> WORK TO BE COMPLETED: Keep every line where the word "that" appears; drop the rest.
================
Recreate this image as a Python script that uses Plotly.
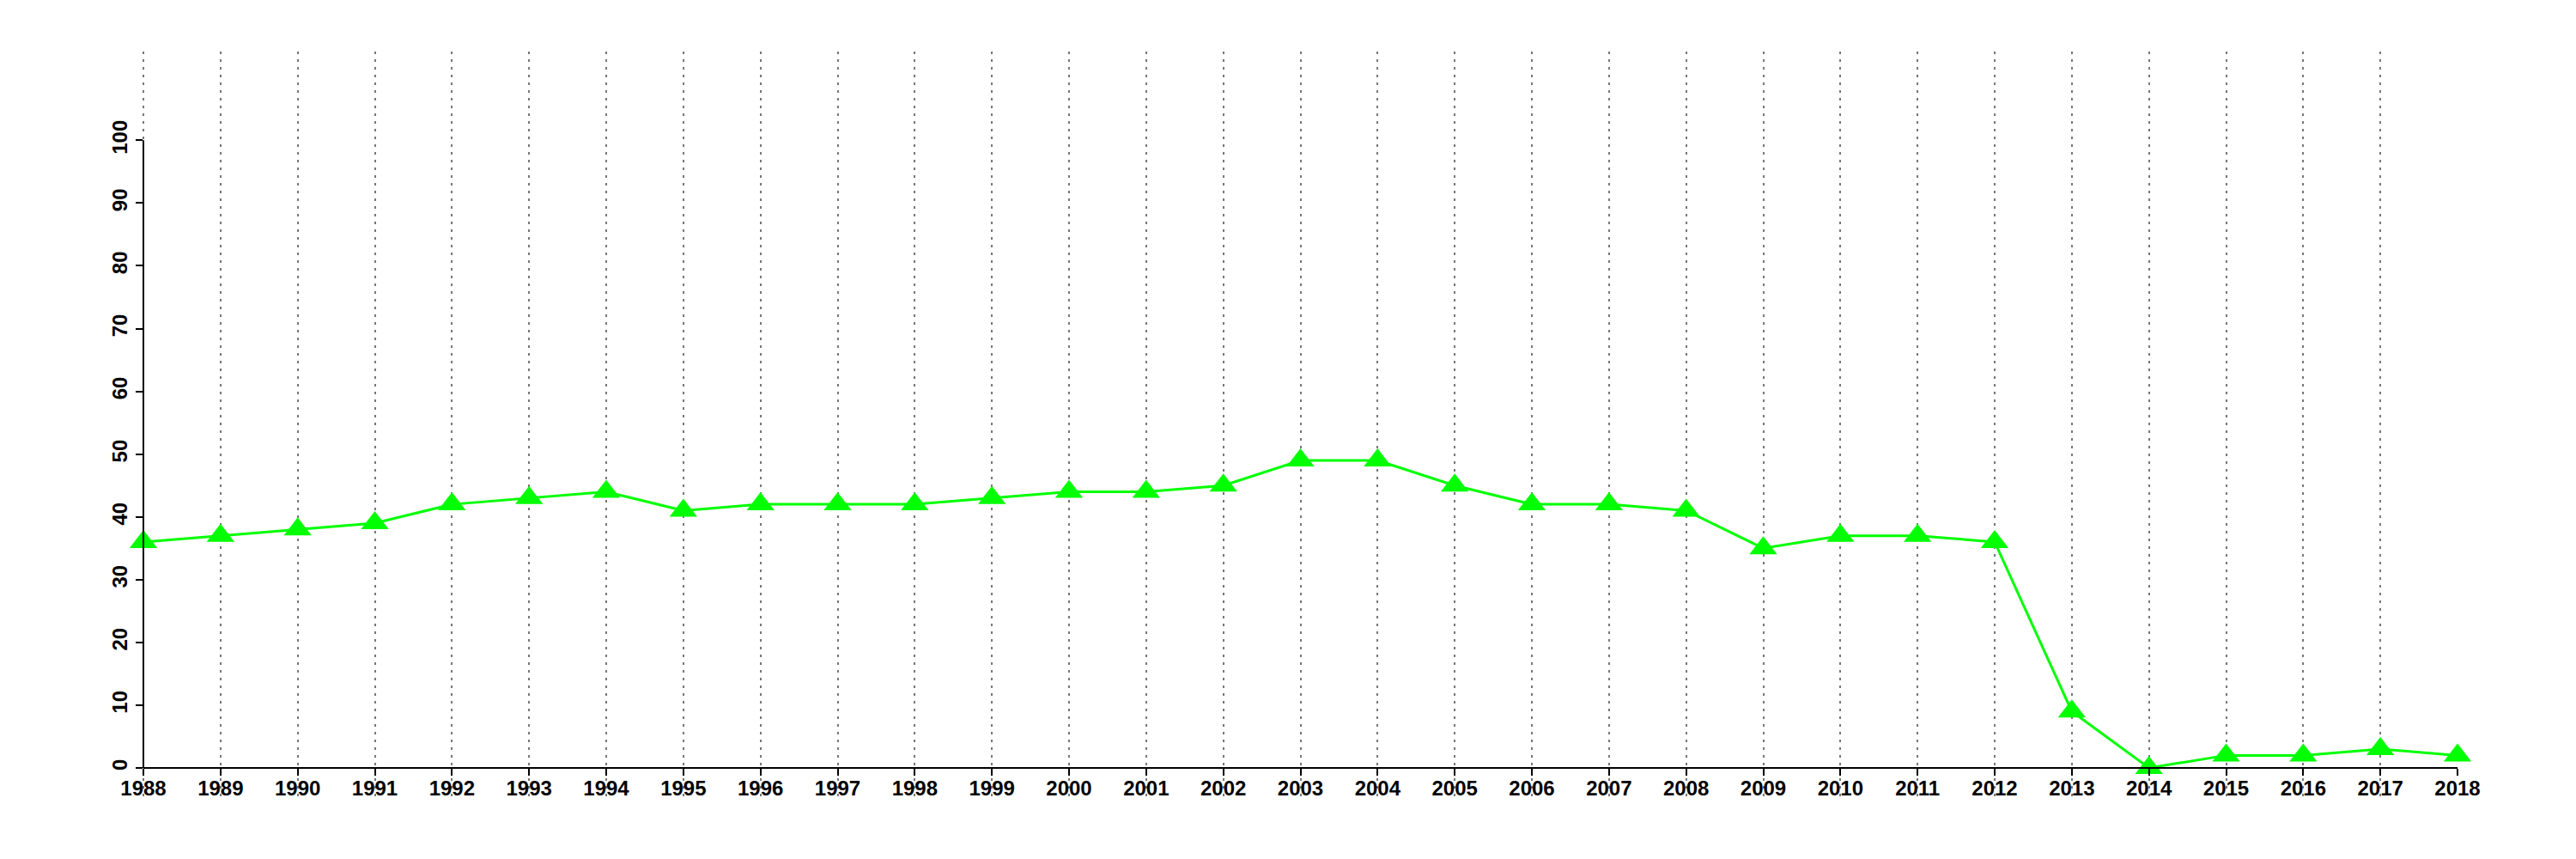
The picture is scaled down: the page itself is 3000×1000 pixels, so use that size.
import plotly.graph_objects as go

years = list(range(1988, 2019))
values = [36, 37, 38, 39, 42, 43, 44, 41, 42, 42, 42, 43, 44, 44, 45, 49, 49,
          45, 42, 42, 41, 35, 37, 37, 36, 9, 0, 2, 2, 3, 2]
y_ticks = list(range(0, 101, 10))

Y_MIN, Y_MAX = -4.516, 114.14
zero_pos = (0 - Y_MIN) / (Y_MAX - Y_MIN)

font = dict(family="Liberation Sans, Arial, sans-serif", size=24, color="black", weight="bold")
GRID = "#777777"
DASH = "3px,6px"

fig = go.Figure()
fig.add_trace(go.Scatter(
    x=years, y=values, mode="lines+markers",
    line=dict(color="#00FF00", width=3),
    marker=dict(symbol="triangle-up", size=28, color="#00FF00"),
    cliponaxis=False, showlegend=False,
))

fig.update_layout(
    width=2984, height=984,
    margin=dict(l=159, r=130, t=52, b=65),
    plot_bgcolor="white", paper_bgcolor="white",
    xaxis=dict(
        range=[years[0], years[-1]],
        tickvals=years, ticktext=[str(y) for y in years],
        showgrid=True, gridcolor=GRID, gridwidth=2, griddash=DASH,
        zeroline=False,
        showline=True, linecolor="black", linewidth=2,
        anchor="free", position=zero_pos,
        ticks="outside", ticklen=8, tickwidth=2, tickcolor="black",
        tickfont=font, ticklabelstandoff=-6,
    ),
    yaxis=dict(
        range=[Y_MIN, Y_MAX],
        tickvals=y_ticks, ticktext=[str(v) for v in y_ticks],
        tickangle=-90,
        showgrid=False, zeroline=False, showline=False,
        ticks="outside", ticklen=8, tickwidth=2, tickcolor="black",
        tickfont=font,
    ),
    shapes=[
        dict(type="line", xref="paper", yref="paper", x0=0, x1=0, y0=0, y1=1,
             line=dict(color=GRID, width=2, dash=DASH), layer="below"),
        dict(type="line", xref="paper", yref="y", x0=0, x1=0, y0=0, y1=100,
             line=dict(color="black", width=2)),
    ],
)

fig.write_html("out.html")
================
> FINISHED ANSWER:
Recreate this image as a Python script that uses Plotly.
The picture is scaled down: the page itself is 3000×1000 pixels, so use that size.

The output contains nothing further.